Deep learning ensemble models for CT-based differentiation of malignant and benign sacral bone tumors: development and evaluation.
Authors
Affiliations (7)
Affiliations (7)
- Department of Radiology, Peking University People's Hospital, Beijing, P. R. China.
- Department of Radiology, Peking University Third Hospital, Beijing, P. R. China.
- Intelligent Manufacturing Research Institute, Visual 3D Medical Science and Technology Development, Beijing, P. R. China.
- Department of Radiology, Shanxi Provincial People's Hospital, Taiyuan, China.

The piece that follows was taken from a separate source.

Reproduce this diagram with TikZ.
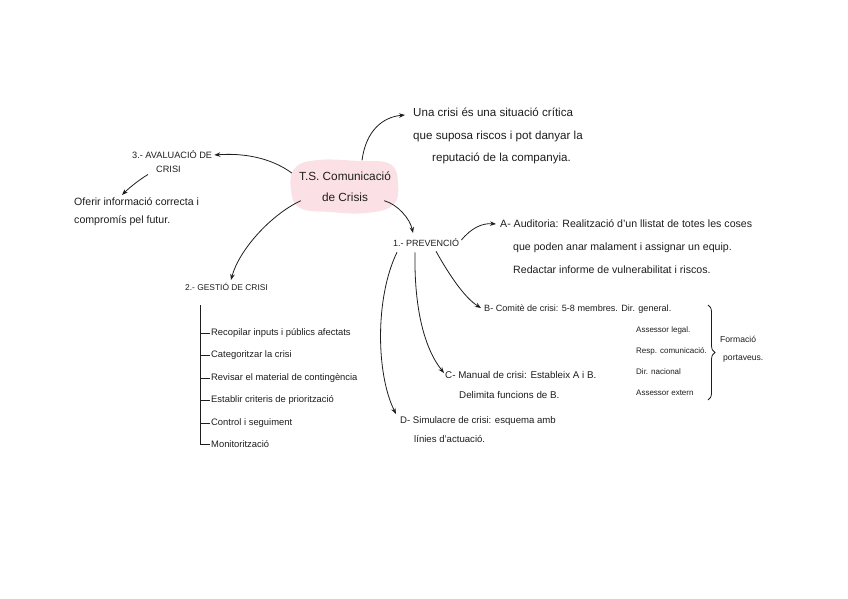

- Department of Radiology, Memorial Sloan-Kettering Cancer Center, New York, NY, USA.
- Department of Radiology, The First Affiliated Hospital of Chongqing Medical University, Chongqing, China.
- Department of Radiology, Peking University People's Hospital, Beijing, P. R. China. [email protected].
Abstract
Radiologists often face challenges in differentiating benign from malignant sacral bone lesions due to their similar imaging characteristics. This study aimed to develop an ensemble deep learning (DL) model that can preoperatively distinguish between benign and malignant sacral tumors using noncontrast computed tomography images. Preoperative sacral CT scans from 569 patients with confirmed sacral lesions were analyzed. Data from Center 1 were utilized in model development and internal test via fivefold cross-validation, and those from Centers 2 and 3 were employed in external test. Various ensemble models combining human-readable interpretation and DL were developed. The diagnostic performance of the models and radiologists was assessed using metrics such as precision, recall, accuracy, area under the curve (AUC), F1 score, and confusion matrix. Furthermore, the clinical benefits derived from radiologists' interpretations and supported by the DL model were evaluated. The ensemble model, which integrates 3D-DenseNet121 with human interpretation, exhibited the most robust performance. The ensemble model demonstrated high performance on the internal and external test sets and achieved AUCs of 0.9139 and 0.8713, F1 scores of 0.9054 and 0.8571, precision of 0.9041 and 0.8824, recall of 0.9136 and 0.8333, and accuracy of 0.8630 and 0.8182, respectively. Across the external test cohort, all radiologists experienced improvements in AUC, accuracy, sensitivity, and specificity. Notably, junior radiologists demonstrated significant improvements compared with senior radiologists. The potential clinical application of the DL model lies in its capacity to considerably enhance the diagnostic efficiency of radiologists. This study presents the first ensemble deep learning model integrating 3D-DenseNet121 with radiologists' interpretation for preoperative differentiation of sacral tumors on noncontrast CT that improved diagnostic performance across all experience levels, particularly for junior radiologists. First artificial intelligence-radiologist ensemble for noncontrast computed tomography (NCCT)-based sacral tumor classification. Boosts all radiologists' performance, with the greatest gains for juniors, potentially reducing referrals. Enables reliable NCCT diagnosis, overcoming contrast/magnetic resonance imaging dependency in musculoskeletal oncology.